Pada awalnya tulisan kuno di Mesir ini ditulis secara vertikal dari atas ke bawah dan sewaktu-waktu ditulis secara horizontal dari kiri ke kanan dan diikuti dari kanan ke kiri. Sedangkan pada masa terakhir, diketahui bahwa tulisan Hierogliph ditulis dari kiri ke kanan (Zainuddin,1974:297).
Penggunaan papyrus sebagai media tulis adalah sangat umum, terutama untuk tuisan Hieratic dan Demotic, sementara tulisan Hierogliph biasanya ditulis/diukir di atas batu.

c. Tulisan Tionghoa
Pengetahuan tentang peradaban bangsa Tionghoa purba terungkap dengan dilakukannya penggalian-penggalian arkeologis oleh sejumlah ahli di wilayah ini. Pada awal abad kedua puluh ini telah dilakukan penggalian di daerah Honan, sebuah daerah tua yang terletak di bagian utara sungai Kuning (Hoang Ho). Di daerah ini terdapat sebuah timbunan tanah yang oleh bangsa Tionghoa disebut dengan "Timbunan Tanah Yin". Sejumlah benda-benda purbakala, seperti tulang-belulang serta piring-piring yang terbuat dari kulit penyu, berhasil ditemukan pada penggalian ini.
Hasil penemuan ini menjadi penting, setelah diketahui bahwa goresan-goresan yang menghiasi tulang belulang dan piring-piring kulit penyu itu adalah merupakan tulisan yang digunakan oleh masyarakat Tionghoa purba di lembah sungai Hoang Ho itu. Tulisan ini ditulis oleh para ahli nujum yang meramalkan kejadian-kejadian yang bakal terjadi. Berbagai aspek kehidupan masyarakat, seperti perjalanan, perburuan, panen, pemerintahan dan sebagainya dapat diketahui dari goresan-goresan itu. Ini pada umumnya adalah jawaban dari pertanyaan-pertanyaan yang diajukan oleh orang-orang yang membutuhkan bantuan (ramalan) dari para ahli nujum itu.
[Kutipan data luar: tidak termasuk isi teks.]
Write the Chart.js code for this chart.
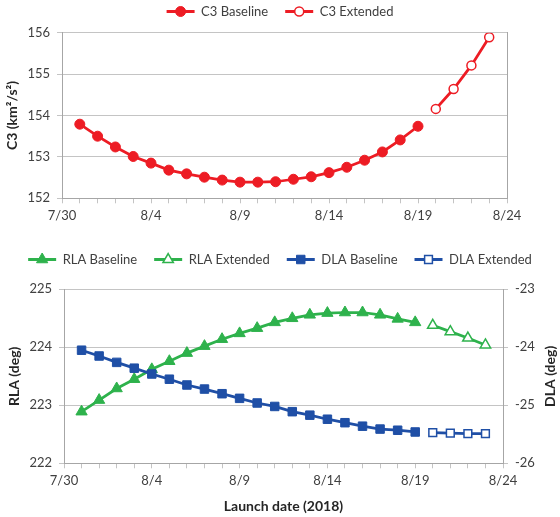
<!DOCTYPE html>
<html>
<head>
<meta charset="utf-8">
<script src="https://cdn.jsdelivr.net/npm/chart.js@4.4.0/dist/chart.umd.min.js"></script>
<style>
  html, body { margin: 0; padding: 0; background: #fff; }
  body { width: 560px; height: 517px; position: relative; overflow: hidden; }
  .box { position: absolute; left: 0; width: 560px; }
  #top { top: -12px; height: 242px; }
  #bottom { top: 230px; height: 287px; }
</style>
</head>
<body>
<div class="box" id="top"><canvas id="c3Chart"></canvas></div>
<div class="box" id="bottom"><canvas id="laChart"></canvas></div>
<script>
// launch dates, one per day
const dates = ['7/30', '7/31', '8/1', '8/2', '8/3', '8/4', '8/5', '8/6', '8/7', '8/8',
  '8/9', '8/10', '8/11', '8/12', '8/13', '8/14', '8/15', '8/16', '8/17', '8/18',
  '8/19', '8/20', '8/21', '8/22', '8/23', '8/24'];

// baseline runs 7/31 - 8/19, extended 8/20 - 8/23
const c3Baseline = [153.79, 153.50, 153.24, 153.01, 152.85, 152.68, 152.59, 152.51, 152.44, 152.39,
  152.39, 152.40, 152.46, 152.52, 152.62, 152.75, 152.92, 153.12, 153.41, 153.74];
const c3Extended = [154.16, 154.64, 155.21, 155.89];

const rlaBaseline = [222.89, 223.09, 223.29, 223.45, 223.62, 223.76, 223.90, 224.02, 224.14, 224.24,
  224.33, 224.43, 224.50, 224.56, 224.59, 224.60, 224.60, 224.56, 224.49, 224.43];
const rlaExtended = [224.38, 224.27, 224.16, 224.04];

const dlaBaseline = [-24.05, -24.15, -24.26, -24.36, -24.46, -24.55, -24.65, -24.72, -24.80, -24.88,
  -24.96, -25.02, -25.11, -25.17, -25.24, -25.30, -25.36, -25.41, -25.43, -25.46];
const dlaExtended = [-25.47, -25.48, -25.49, -25.49];

const baselineStart = dates.indexOf('7/31');
const extendedStart = dates.indexOf('8/20');

const red = '#ed1c24';
const green = '#2eb24c';
const blue = '#1f4fa6';
const textColor = '#404040';
const gridColor = '#c4c4c4';
const axisColor = '#a6a6a6';

Chart.defaults.font.family = "Lato, 'Liberation Sans', sans-serif";
Chart.defaults.font.size = 13;
Chart.defaults.color = textColor;

function pad(values, start) {
  const out = dates.map(() => null);
  values.forEach((v, i) => { out[start + i] = v; });
  return out;
}

function series(label, values, start, color, style, radius, hollow, order) {
  return {
    label: label,
    data: pad(values, start),
    borderColor: color,
    backgroundColor: color,
    borderWidth: 2.75,
    pointStyle: style,
    pointRadius: radius,
    pointHoverRadius: radius,
    pointBackgroundColor: hollow ? '#ffffff' : color,
    pointBorderColor: color,
    pointBorderWidth: hollow ? 1.5 : 1,
    tension: 0,
    spanGaps: false,
    order: order || 0
  };
}

// legend: line box + the dataset marker on top of it, extra gap under the legend
const legendMarkers = {
  id: 'legendMarkers',
  beforeLayout(chart, args, opts) {
    const legend = chart.legend;
    if (!legend || legend._patched) return;
    const fit = legend.fit;
    legend.fit = function () {
      fit.call(this);
      this.height += opts.extra || 0;
    };
    legend._patched = true;
  },
  afterDraw(chart) {
    const legend = chart.legend;
    const ctx = chart.ctx;
    const bw = legend.options.labels.boxWidth;
    legend.legendItems.forEach((item, i) => {
      const hit = legend.legendHitBoxes[i];
      const ds = chart.data.datasets[item.datasetIndex];
      ctx.save();
      ctx.fillStyle = ds.pointBackgroundColor;
      ctx.strokeStyle = ds.pointBorderColor;
      ctx.lineWidth = ds.pointBorderWidth;
      Chart.helpers.drawPoint(ctx, {
        pointStyle: ds.pointStyle,
        radius: ds.pointRadius,
        borderWidth: ds.pointBorderWidth,
        rotation: 0
      }, hit.left + bw / 2, hit.top + hit.height / 2);
      ctx.restore();
    });
  }
};

// right axis title, reading bottom to top like the left one
const rightTitle = {
  id: 'rightTitle',
  afterDraw(chart, args, opts) {
    if (!opts.text) return;
    const a = chart.chartArea;
    const ctx = chart.ctx;
    ctx.save();
    ctx.translate(opts.x, (a.top + a.bottom) / 2);
    ctx.rotate(-Math.PI / 2);
    ctx.font = "bold 14px Lato, 'Liberation Sans', sans-serif";
    ctx.fillStyle = '#262626';
    ctx.textAlign = 'center';
    ctx.textBaseline = 'middle';
    ctx.fillText(opts.text, 0, 0);
    ctx.restore();
  }
};

const legendLabels = {
  boxWidth: 28,
  boxHeight: 3,
  padding: 17,
  font: { size: 13 },
  color: textColor,
  sort: (a, b) => a.datasetIndex - b.datasetIndex,
  generateLabels(chart) {
    return Chart.defaults.plugins.legend.labels.generateLabels(chart).map(l =>
      Object.assign(l, { lineWidth: 0, fillStyle: l.strokeStyle }));
  }
};

function dateAxis(height, title) {
  return {
    type: 'category',
    offset: false,
    grid: { drawOnChartArea: false, drawTicks: true, tickLength: 5, color: gridColor },
    border: { color: axisColor },
    ticks: {
      autoSkip: false,
      maxRotation: 0,
      padding: 5,
      callback: (v, i) => (i % 5 === 0 ? dates[i] : '')
    },
    title: title ? {
      display: true, text: title, color: '#262626',
      font: { size: 14, weight: 'bold' }, padding: { top: 2, bottom: 2 }
    } : { display: false },
    afterFit(scale) { scale.height = height; }
  };
}

new Chart(document.getElementById('c3Chart'), {
  type: 'line',
  data: {
    labels: dates,
    datasets: [
      series('C3 Baseline', c3Baseline, baselineStart, red, 'circle', 5, false),
      series('C3 Extended', c3Extended, extendedStart, red, 'circle', 4.5, true)
    ]
  },
  options: {
    responsive: true,
    maintainAspectRatio: false,
    animation: false,
    devicePixelRatio: 1,
    layout: { padding: 0 },
    plugins: {
      legend: { position: 'top', labels: legendLabels },
      tooltip: { enabled: false },
      legendMarkers: { extra: 4.7 }
    },
    scales: {
      x: dateAxis(31.7),
      y: {
        min: 152, max: 156,
        ticks: { stepSize: 1, padding: 7 },
        grid: { color: gridColor, tickLength: 5 },
        border: { color: axisColor },
        title: {
          display: true, text: 'C3 (km²/s²)', color: '#262626',
          font: { size: 14, weight: 'bold' }, padding: { top: 4, bottom: 4 }
        },
        afterFit(scale) { scale.width = 62; }
      },
      // empty right axis: closes the plot frame
      yr: {
        position: 'right',
        min: 152, max: 156,
        ticks: { display: false },
        grid: { drawOnChartArea: false, drawTicks: false },
        border: { color: axisColor },
        afterFit(scale) { scale.width = 53; }
      }
    }
  },
  plugins: [legendMarkers]
});

new Chart(document.getElementById('laChart'), {
  type: 'line',
  data: {
    labels: dates,
    datasets: [
      Object.assign(series('RLA Baseline', rlaBaseline, baselineStart, green, 'triangle', 6.5, false, 1), { yAxisID: 'y' }),
      Object.assign(series('RLA Extended', rlaExtended, extendedStart, green, 'triangle', 6, true, 1), { yAxisID: 'y' }),
      Object.assign(series('DLA Baseline', dlaBaseline, baselineStart, blue, 'rect', 6, false, 0), { yAxisID: 'y1' }),
      Object.assign(series('DLA Extended', dlaExtended, extendedStart, blue, 'rect', 5.5, true, 0), { yAxisID: 'y1' })
    ]
  },
  options: {
    responsive: true,
    maintainAspectRatio: false,
    animation: false,
    devicePixelRatio: 1,
    layout: { padding: { left: 0, right: 0, top: 6, bottom: 0 } },
    plugins: {
      legend: { position: 'top', labels: legendLabels },
      tooltip: { enabled: false },
      legendMarkers: { extra: 13.3 },
      rightTitle: { text: 'DLA (deg)', x: 550 }
    },
    scales: {
      x: dateAxis(53.7, 'Launch date (2018)'),
      y: {
        position: 'left',
        min: 222, max: 225,
        ticks: { stepSize: 1, padding: 7 },
        grid: { color: gridColor, tickLength: 5 },
        border: { color: axisColor },
        title: {
          display: true, text: 'RLA (deg)', color: '#262626',
          font: { size: 14, weight: 'bold' }, padding: { top: 6, bottom: 4 }
        },
        afterFit(scale) { scale.width = 64; }
      },
      y1: {
        position: 'right',
        min: -26, max: -23,
        ticks: { stepSize: 1, padding: 7 },
        grid: { drawOnChartArea: false, color: gridColor, tickLength: 5 },
        border: { color: axisColor },
        afterFit(scale) { scale.width = 57; }
      }
    }
  },
  plugins: [legendMarkers, rightTitle]
});
</script>
</body>
</html>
Tulisan yang berupa goresan-goresan ini akhirnya dapat dirumuskan dan diklassifikasikan sebagai tulisan gambar, karena ternyata sebagian dari lambang-lambang yang dipakai masih berupa gambar konkrit, meskipun ada juga terdapat lambang gambar yang sudah disederhanakan. Penemuan ini akhirnya berkesimpulan bahwa tulisan seperti ini digunakan di masa dinasti Syang (1550-1050 sM.).

Penggunaan kulit penyu dan tulang belulang sebagia media tulis, pada waktu ini, merupakan gambaran yang khas dari peradaban masyarakat purba di kawasan Timur Jauh ini, setidaknya pada satu priode tertentu dalam perjalanan sejarah bangsa Tionghoa.
Pada masa dinasti Syang, peranan ahli nujum dalam kehidupan sosial, agaknya sangat besar sekali. Oleh sebab itu banyak sekali masalah-masalah kemasyarakatan yang digantungkan pada ramalan mereka, mulai dari masalah pribadi sampai kepada masalah ketatanegaraan dan kekuasaan.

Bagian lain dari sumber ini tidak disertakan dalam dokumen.